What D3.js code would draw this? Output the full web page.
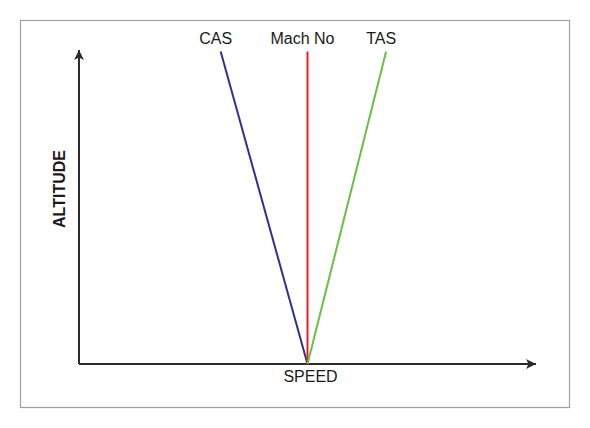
<!DOCTYPE html>
<html lang="en">
  <head>
    <meta charset="utf-8">
    <script src="https://d3js.org/d3.v7.min.js"></script>
    <style type="text/css">
body {
  margin: 0;
  background: #fff;
  font-family: "Liberation Sans", Arial, Helvetica, sans-serif;
}
    </style>
  </head>
  <body>
    <div id="chart"></div>
    <script type="text/javascript">
const width = 590;
const height = 428;

// speed lines: name, speed at the ground, speed at the top of the chart
const names = ["CAS", "Mach No", "TAS"];
const groundSpeed = [50, 50, 50];
const topSpeed = [31, 50, 67.2];
const colors = ["#2e3192", "#ed1c24", "#6abf45"];
const altitudes = [0, 99.5];

const x = d3.scaleLinear().domain([0, 100]).range([79, 536]);
const y = d3.scaleLinear().domain([0, 100]).range([364, 50]);

const svg = d3.select("#chart").append("svg")
  .attr("width", width)
  .attr("height", height);

svg.append("rect")
  .attr("x", 20.5).attr("y", 20.5)
  .attr("width", 549).attr("height", 387)
  .attr("fill", "#fff")
  .attr("stroke", "#a0a0a0")
  .attr("stroke-width", 1.2);

const defs = svg.append("defs");
defs.append("marker")
  .attr("id", "arrow")
  .attr("viewBox", "0 0 10 10")
  .attr("refX", 10).attr("refY", 5)
  .attr("markerWidth", 7).attr("markerHeight", 5)
  .attr("markerUnits", "strokeWidth")
  .attr("orient", "auto")
  .append("path")
    .attr("d", "M0,0 L10,5 L0,10 L2.5,5 Z")
    .attr("fill", "#2b2b2b");

// axes with arrowheads
svg.append("path")
  .attr("d", d3.line()([[x(0), y(0)], [x(0), y(100)]]))
  .attr("stroke", "#2b2b2b").attr("stroke-width", 2)
  .attr("fill", "none")
  .attr("marker-end", "url(#arrow)");

svg.append("path")
  .attr("d", d3.line()([[x(0), y(0)], [x(100), y(0)]]))
  .attr("stroke", "#2b2b2b").attr("stroke-width", 2)
  .attr("fill", "none")
  .attr("marker-end", "url(#arrow)");

const series = names.map((n, i) => ({
  name: n,
  color: colors[i],
  pts: [[groundSpeed[i], altitudes[0]], [topSpeed[i], altitudes[1]]]
}));

const line = d3.line().x(d => x(d[0])).y(d => y(d[1]));

svg.append("g")
  .selectAll("path")
  .data(series)
  .join("path")
    .attr("d", d => line(d.pts))
    .attr("stroke", d => d.color)
    .attr("stroke-width", 2)
    .attr("fill", "none");

svg.append("g")
  .selectAll("text")
  .data(series)
  .join("text")
    .attr("x", d => x(d.pts[1][0]) - 5)
    .attr("y", 44)
    .attr("text-anchor", "middle")
    .attr("font-size", 16)
    .attr("fill", "#1a1a1a")
    .text(d => d.name);

svg.append("text")
  .attr("x", x(50) + 3)
  .attr("y", 382)
  .attr("text-anchor", "middle")
  .attr("font-size", 16)
  .attr("fill", "#1a1a1a")
  .text("SPEED");

svg.append("text")
  .attr("transform", `translate(65,${189}) rotate(-90)`)
  .attr("text-anchor", "middle")
  .attr("font-size", 16)
  .attr("font-weight", "bold")
  .attr("fill", "#1a1a1a")
  .text("ALTITUDE");
    </script>
  </body>
</html>
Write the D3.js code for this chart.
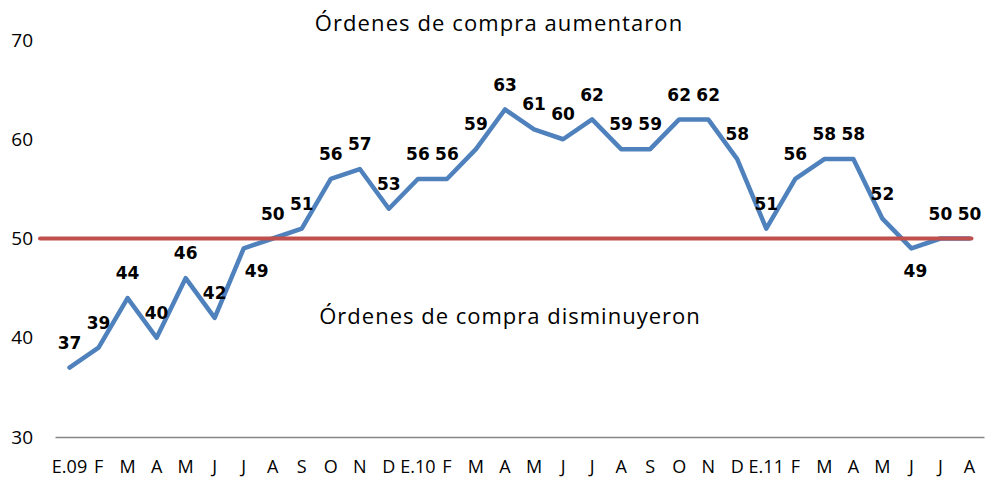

━━━━━━━━━━━━━━━━

■ Task to carry out
Copy the data word for word. Pictures do not go in the copy.

■ Solution
What D3.js code would draw this? Output the full web page.
<!DOCTYPE html>
<html lang="en">
  <head>
    <meta charset="utf-8">
    <script src="https://d3js.org/d3.v7.min.js"></script>
    <style type="text/css">
body {
  margin: 0;
  background: #fff;
  font-family: "Liberation Sans", Arial, Helvetica, sans-serif;
}
    </style>
  </head>
  <body>
    <div id="chart"></div>
    <script type="text/javascript">
const width = 590;
const height = 428;

// speed lines: name, speed at the ground, speed at the top of the chart
const names = ["CAS", "Mach No", "TAS"];
const groundSpeed = [50, 50, 50];
const topSpeed = [31, 50, 67.2];
const colors = ["#2e3192", "#ed1c24", "#6abf45"];
const altitudes = [0, 99.5];

const x = d3.scaleLinear().domain([0, 100]).range([79, 536]);
const y = d3.scaleLinear().domain([0, 100]).range([364, 50]);

const svg = d3.select("#chart").append("svg")
  .attr("width", width)
  .attr("height", height);

svg.append("rect")
  .attr("x", 20.5).attr("y", 20.5)
  .attr("width", 549).attr("height", 387)
  .attr("fill", "#fff")
  .attr("stroke", "#a0a0a0")
  .attr("stroke-width", 1.2);

const defs = svg.append("defs");
defs.append("marker")
  .attr("id", "arrow")
  .attr("viewBox", "0 0 10 10")
  .attr("refX", 10).attr("refY", 5)
  .attr("markerWidth", 7).attr("markerHeight", 5)
  .attr("markerUnits", "strokeWidth")
  .attr("orient", "auto")
  .append("path")
    .attr("d", "M0,0 L10,5 L0,10 L2.5,5 Z")
    .attr("fill", "#2b2b2b");

// axes with arrowheads
svg.append("path")
  .attr("d", d3.line()([[x(0), y(0)], [x(0), y(100)]]))
  .attr("stroke", "#2b2b2b").attr("stroke-width", 2)
  .attr("fill", "none")
  .attr("marker-end", "url(#arrow)");

svg.append("path")
  .attr("d", d3.line()([[x(0), y(0)], [x(100), y(0)]]))
  .attr("stroke", "#2b2b2b").attr("stroke-width", 2)
  .attr("fill", "none")
  .attr("marker-end", "url(#arrow)");

const series = names.map((n, i) => ({
  name: n,
  color: colors[i],
  pts: [[groundSpeed[i], altitudes[0]], [topSpeed[i], altitudes[1]]]
}));

const line = d3.line().x(d => x(d[0])).y(d => y(d[1]));

svg.append("g")
  .selectAll("path")
  .data(series)
  .join("path")
    .attr("d", d => line(d.pts))
    .attr("stroke", d => d.color)
    .attr("stroke-width", 2)
    .attr("fill", "none");

svg.append("g")
  .selectAll("text")
  .data(series)
  .join("text")
    .attr("x", d => x(d.pts[1][0]) - 5)
    .attr("y", 44)
    .attr("text-anchor", "middle")
    .attr("font-size", 16)
    .attr("fill", "#1a1a1a")
    .text(d => d.name);

svg.append("text")
  .attr("x", x(50) + 3)
  .attr("y", 382)
  .attr("text-anchor", "middle")
  .attr("font-size", 16)
  .attr("fill", "#1a1a1a")
  .text("SPEED");

svg.append("text")
  .attr("transform", `translate(65,${189}) rotate(-90)`)
  .attr("text-anchor", "middle")
  .attr("font-size", 16)
  .attr("font-weight", "bold")
  .attr("fill", "#1a1a1a")
  .text("ALTITUDE");
    </script>
  </body>
</html>
Write the D3.js code for this chart.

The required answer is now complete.